Exactly retype the lines from the one containing "Convert this chart" through the one containing "import seaborn as sns"; both ends count, pictures do not.

EXTRACTED DATA:

((

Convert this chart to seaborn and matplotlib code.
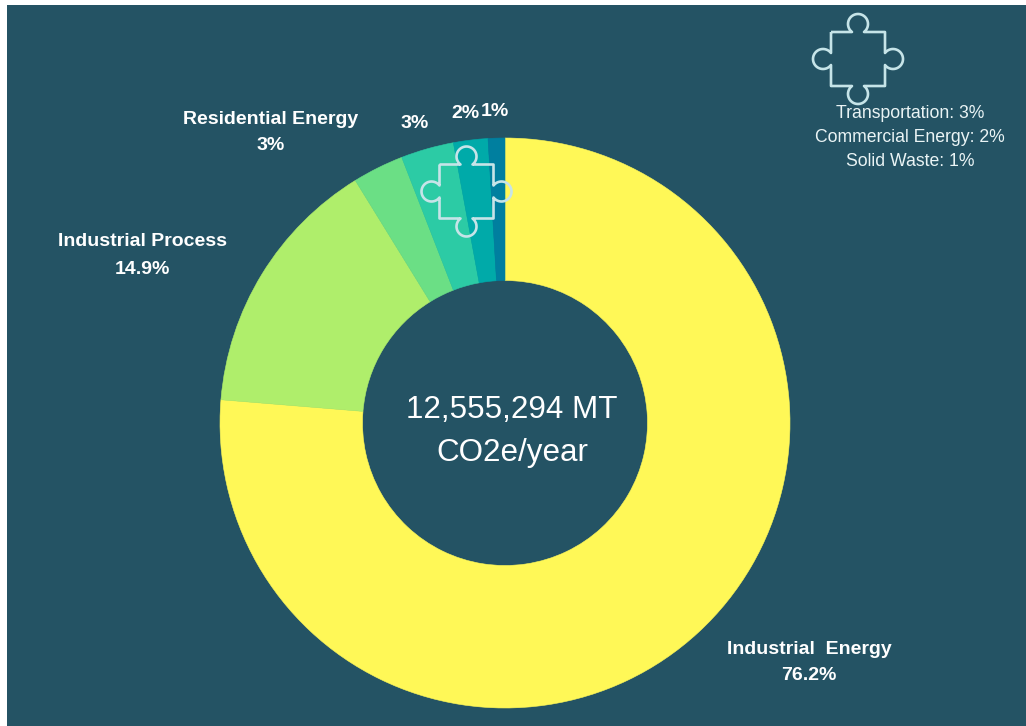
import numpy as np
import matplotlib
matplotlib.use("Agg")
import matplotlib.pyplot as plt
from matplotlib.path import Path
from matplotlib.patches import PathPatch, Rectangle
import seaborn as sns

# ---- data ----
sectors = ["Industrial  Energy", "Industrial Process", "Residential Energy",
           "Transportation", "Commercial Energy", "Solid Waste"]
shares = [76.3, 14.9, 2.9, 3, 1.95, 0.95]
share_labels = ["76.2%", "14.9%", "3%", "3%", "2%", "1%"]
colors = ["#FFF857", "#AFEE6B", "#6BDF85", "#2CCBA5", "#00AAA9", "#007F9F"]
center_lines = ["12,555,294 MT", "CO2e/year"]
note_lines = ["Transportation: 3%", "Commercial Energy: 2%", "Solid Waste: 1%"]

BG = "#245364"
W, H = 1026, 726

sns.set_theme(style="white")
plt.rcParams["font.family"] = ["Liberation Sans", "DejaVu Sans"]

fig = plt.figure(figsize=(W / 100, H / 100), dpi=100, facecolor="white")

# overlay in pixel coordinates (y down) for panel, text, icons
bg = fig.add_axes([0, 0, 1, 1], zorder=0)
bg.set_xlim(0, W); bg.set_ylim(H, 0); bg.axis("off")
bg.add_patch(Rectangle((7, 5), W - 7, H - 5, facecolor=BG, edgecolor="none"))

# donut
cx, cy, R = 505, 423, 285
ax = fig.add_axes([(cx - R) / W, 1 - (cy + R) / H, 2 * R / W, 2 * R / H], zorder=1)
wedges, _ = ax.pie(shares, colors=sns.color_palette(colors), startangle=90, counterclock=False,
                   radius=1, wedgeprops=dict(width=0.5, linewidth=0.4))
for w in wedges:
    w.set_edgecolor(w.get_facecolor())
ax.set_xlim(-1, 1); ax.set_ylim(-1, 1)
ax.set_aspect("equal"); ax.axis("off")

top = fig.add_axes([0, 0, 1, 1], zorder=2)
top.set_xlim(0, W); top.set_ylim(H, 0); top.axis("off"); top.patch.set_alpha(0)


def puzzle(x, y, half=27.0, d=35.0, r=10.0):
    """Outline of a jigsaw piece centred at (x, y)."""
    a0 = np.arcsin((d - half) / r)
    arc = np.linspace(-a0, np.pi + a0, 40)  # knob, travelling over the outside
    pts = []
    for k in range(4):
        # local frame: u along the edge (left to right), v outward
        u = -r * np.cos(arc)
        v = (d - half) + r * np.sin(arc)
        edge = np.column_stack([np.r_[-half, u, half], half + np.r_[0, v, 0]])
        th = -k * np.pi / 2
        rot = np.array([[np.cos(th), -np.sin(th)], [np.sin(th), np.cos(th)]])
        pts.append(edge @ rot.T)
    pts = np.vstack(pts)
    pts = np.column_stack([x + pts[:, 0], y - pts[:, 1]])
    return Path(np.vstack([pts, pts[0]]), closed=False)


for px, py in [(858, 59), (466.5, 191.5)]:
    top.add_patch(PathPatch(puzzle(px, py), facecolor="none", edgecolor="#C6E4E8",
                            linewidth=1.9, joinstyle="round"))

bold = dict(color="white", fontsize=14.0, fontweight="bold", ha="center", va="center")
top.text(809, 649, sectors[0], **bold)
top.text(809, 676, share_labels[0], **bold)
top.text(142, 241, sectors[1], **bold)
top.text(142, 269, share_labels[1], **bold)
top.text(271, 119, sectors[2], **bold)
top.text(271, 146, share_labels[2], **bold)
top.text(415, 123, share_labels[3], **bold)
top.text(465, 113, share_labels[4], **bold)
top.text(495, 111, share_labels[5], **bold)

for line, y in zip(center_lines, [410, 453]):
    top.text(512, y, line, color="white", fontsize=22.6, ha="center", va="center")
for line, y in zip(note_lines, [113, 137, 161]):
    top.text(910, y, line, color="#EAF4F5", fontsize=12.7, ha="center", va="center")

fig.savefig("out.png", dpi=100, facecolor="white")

))
((

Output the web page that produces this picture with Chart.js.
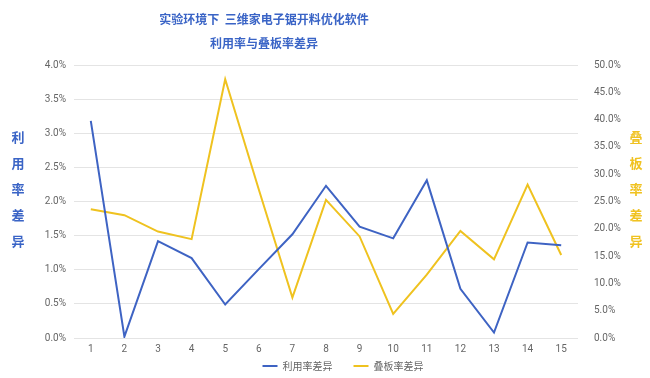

))

FULL RESPONSE:
Convert this chart to seaborn and matplotlib code.
import numpy as np
import matplotlib
matplotlib.use("Agg")
import matplotlib.pyplot as plt
from matplotlib.path import Path
from matplotlib.patches import PathPatch, Rectangle
import seaborn as sns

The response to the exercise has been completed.